Tahun 1971 siswa lulusan SLTA yang diterima Seminari tinggal di Yogyakarta, dan mengikuti kuliah di IKIP Sanata Dharma hingga menyelesaikan pendidikan sarjana muda. Namun pada tahun 1972 siswa tamatan SLTA juga ditampung di Seminari Menengah Mertoyudan. Pada tahun 1973 kelas Propadeuse dihapuskan, sehingga siswa kelas III SMA waktu itu atau kelas XII dalam sistem sekarang setelah lulus diperkenankan melanjutkan ke Novisiat atau Seminari Tinggi. Karena berbagai alasan, tahun 1974 di Wisma Realino Yogyakarta dibangun cabang Seminari Menengah Mertoyudan khusus untuk menampung siswa tamatan SLTA. Istilah BC (bij cursus) pada tahun ini diganti menjadi Kelas Persiapan. Maka ada Kelas Persiapan Pertama (KPP) untuk lulusan SLTP dan Kelas Persiapan Atas (KPA) untuk lulusan SLTA.

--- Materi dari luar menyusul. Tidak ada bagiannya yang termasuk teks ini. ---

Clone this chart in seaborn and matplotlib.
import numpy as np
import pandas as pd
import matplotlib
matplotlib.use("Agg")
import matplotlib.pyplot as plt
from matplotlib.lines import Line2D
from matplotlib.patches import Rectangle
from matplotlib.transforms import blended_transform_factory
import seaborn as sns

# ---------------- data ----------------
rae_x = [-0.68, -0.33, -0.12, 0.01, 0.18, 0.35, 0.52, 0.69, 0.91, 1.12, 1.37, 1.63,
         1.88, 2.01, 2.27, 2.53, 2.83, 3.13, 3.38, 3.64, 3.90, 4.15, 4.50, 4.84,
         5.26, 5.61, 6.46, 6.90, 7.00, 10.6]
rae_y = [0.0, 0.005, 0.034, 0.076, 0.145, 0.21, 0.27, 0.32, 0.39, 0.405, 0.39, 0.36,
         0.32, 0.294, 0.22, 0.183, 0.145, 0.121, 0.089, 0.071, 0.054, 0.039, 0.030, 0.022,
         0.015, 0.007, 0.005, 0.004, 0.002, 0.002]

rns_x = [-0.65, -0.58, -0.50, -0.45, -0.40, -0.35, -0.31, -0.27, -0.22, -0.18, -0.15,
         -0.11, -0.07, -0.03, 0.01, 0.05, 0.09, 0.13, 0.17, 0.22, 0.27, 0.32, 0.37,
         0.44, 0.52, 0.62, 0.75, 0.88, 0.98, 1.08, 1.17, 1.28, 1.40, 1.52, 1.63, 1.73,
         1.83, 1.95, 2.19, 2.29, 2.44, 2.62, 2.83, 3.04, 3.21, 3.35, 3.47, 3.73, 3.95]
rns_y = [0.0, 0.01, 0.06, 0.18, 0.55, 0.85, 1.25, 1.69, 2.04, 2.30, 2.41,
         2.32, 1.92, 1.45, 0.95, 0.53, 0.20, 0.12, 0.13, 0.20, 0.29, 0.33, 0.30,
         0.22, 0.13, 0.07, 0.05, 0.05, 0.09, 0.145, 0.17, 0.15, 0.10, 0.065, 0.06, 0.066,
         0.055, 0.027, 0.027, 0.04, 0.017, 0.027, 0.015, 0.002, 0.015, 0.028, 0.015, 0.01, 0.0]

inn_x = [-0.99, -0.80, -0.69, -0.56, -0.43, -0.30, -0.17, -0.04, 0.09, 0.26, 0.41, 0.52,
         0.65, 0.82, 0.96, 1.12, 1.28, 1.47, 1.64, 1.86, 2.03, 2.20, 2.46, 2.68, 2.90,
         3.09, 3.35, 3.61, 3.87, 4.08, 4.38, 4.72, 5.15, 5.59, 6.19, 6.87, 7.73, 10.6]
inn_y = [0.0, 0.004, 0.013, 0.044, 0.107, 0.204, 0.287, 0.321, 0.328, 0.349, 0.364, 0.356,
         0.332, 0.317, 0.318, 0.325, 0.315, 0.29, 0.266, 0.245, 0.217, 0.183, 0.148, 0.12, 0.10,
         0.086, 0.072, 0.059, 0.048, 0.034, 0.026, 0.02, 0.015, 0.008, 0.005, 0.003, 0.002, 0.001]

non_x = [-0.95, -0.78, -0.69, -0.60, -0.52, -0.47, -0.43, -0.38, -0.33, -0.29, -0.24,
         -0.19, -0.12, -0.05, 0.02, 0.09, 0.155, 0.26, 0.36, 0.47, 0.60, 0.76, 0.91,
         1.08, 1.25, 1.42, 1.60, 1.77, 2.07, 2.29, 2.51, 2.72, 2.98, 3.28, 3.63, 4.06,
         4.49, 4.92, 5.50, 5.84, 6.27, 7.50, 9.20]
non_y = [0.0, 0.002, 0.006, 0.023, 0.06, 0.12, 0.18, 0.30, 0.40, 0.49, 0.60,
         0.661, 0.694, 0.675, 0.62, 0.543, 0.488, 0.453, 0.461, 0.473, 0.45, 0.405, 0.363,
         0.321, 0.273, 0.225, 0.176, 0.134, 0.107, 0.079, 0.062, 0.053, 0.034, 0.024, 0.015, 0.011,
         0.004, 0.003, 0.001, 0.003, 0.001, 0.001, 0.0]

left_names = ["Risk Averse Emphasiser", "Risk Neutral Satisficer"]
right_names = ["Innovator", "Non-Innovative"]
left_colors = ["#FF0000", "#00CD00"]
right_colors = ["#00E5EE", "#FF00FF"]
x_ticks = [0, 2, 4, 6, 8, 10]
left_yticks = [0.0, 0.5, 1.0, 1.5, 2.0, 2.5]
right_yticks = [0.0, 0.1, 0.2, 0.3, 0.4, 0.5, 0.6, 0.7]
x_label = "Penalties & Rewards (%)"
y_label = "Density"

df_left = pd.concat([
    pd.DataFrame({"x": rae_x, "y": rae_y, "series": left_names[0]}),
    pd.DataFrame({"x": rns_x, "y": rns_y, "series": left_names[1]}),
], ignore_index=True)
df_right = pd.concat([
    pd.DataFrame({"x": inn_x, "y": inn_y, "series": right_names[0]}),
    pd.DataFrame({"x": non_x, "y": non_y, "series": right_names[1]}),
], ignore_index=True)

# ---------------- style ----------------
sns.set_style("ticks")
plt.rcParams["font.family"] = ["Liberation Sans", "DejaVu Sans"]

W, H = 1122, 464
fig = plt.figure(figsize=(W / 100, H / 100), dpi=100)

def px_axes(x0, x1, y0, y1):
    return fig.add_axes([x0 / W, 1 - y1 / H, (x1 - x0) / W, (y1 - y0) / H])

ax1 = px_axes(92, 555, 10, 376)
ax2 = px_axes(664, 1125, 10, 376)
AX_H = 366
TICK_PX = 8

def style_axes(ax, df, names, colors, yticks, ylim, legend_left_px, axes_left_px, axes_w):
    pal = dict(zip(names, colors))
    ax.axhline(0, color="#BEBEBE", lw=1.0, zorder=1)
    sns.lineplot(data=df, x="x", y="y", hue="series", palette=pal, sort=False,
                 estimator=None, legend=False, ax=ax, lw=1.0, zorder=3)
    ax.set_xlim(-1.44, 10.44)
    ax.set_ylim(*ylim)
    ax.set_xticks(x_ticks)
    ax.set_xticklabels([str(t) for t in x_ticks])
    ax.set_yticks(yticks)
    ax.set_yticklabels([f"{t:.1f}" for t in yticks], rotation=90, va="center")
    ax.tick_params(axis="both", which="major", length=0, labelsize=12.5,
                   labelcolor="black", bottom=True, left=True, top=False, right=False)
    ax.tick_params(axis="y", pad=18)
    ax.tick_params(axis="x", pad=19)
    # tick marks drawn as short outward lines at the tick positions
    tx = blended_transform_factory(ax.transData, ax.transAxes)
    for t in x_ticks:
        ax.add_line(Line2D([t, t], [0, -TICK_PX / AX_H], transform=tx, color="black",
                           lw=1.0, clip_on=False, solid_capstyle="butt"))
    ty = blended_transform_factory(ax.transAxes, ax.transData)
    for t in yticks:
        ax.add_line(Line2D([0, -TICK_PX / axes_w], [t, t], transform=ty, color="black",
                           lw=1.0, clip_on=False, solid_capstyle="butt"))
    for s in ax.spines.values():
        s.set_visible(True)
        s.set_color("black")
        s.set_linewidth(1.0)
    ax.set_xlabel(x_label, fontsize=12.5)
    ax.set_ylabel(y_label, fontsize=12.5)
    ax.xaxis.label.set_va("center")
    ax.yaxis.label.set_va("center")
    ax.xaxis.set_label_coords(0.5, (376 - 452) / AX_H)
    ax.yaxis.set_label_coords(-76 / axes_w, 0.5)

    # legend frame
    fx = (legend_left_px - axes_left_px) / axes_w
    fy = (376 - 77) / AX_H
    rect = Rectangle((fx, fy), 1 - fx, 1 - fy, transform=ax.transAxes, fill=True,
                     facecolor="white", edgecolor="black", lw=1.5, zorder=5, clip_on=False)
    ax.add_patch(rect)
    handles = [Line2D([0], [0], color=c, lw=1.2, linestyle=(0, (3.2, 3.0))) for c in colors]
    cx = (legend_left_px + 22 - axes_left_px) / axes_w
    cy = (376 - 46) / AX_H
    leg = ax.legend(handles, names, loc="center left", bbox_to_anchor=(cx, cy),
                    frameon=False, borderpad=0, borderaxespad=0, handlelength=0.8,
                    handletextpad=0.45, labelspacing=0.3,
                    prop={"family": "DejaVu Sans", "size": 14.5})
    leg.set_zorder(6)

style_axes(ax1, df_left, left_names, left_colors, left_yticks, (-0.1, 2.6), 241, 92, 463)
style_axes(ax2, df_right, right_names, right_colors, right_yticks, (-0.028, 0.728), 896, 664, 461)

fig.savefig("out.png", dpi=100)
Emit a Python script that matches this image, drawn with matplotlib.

Di kompleks Seminari Menengah Mertoyudan sementara itu dilakukan penambahan gedung. Tahun 1976 dilakukan penambahan gedung, yang diresmikan dan mulai dihuni oleh Seminaris Medan Utama. Tahun itu juga Seminari Cabang Yogyakarta digabung lagi dengan Seminari Mertoyudan hingga sekarang.

Peringatan

Pada tahun 2012 diselenggarakan Peringatan 100 Tahun Seminari Menengah St Petrus Canisius Mertoyudan (1912-2012) Magelang dengan tema "Setia Menyemai: memersiapkan bibit imam yang multi-kultural dan berwawasan lingkungan sebagai kader pemimpin Gereja dan bangsa". Perayaan diwujudkan dalam pelbagai kegiatan mulai dari sosialisasi pada awal Januari 2011, novena dengan Misa bulanan yang dipersembahkan oleh Uskup-uskup alumni Seminari Menengah Mertoyudan dengan tema yang berbeda-beda sejak Mei 2011

Juga dilakukan "Pertemuan Akbar Seminari Regio Jawa-Bali pada bulan Juni 2011; berbagai lomba-lomba menulis, membuat karikatur, melukis; Training for Trainers untuk pembimbing iman anak dan remaja; bakti sosial pengobatan gratis dan seminar kesehatan; serta Misa Syukur 100 Tahun Seminari Menengah Mertoyudan pada 2 Juni 2012, dilanjut dengan aneka pentas seni dan malamnya ditutup dengan pagelaran wayang kulit dengan dhalang Ki Radya Harsono, dengan lakon Dewa Ruci.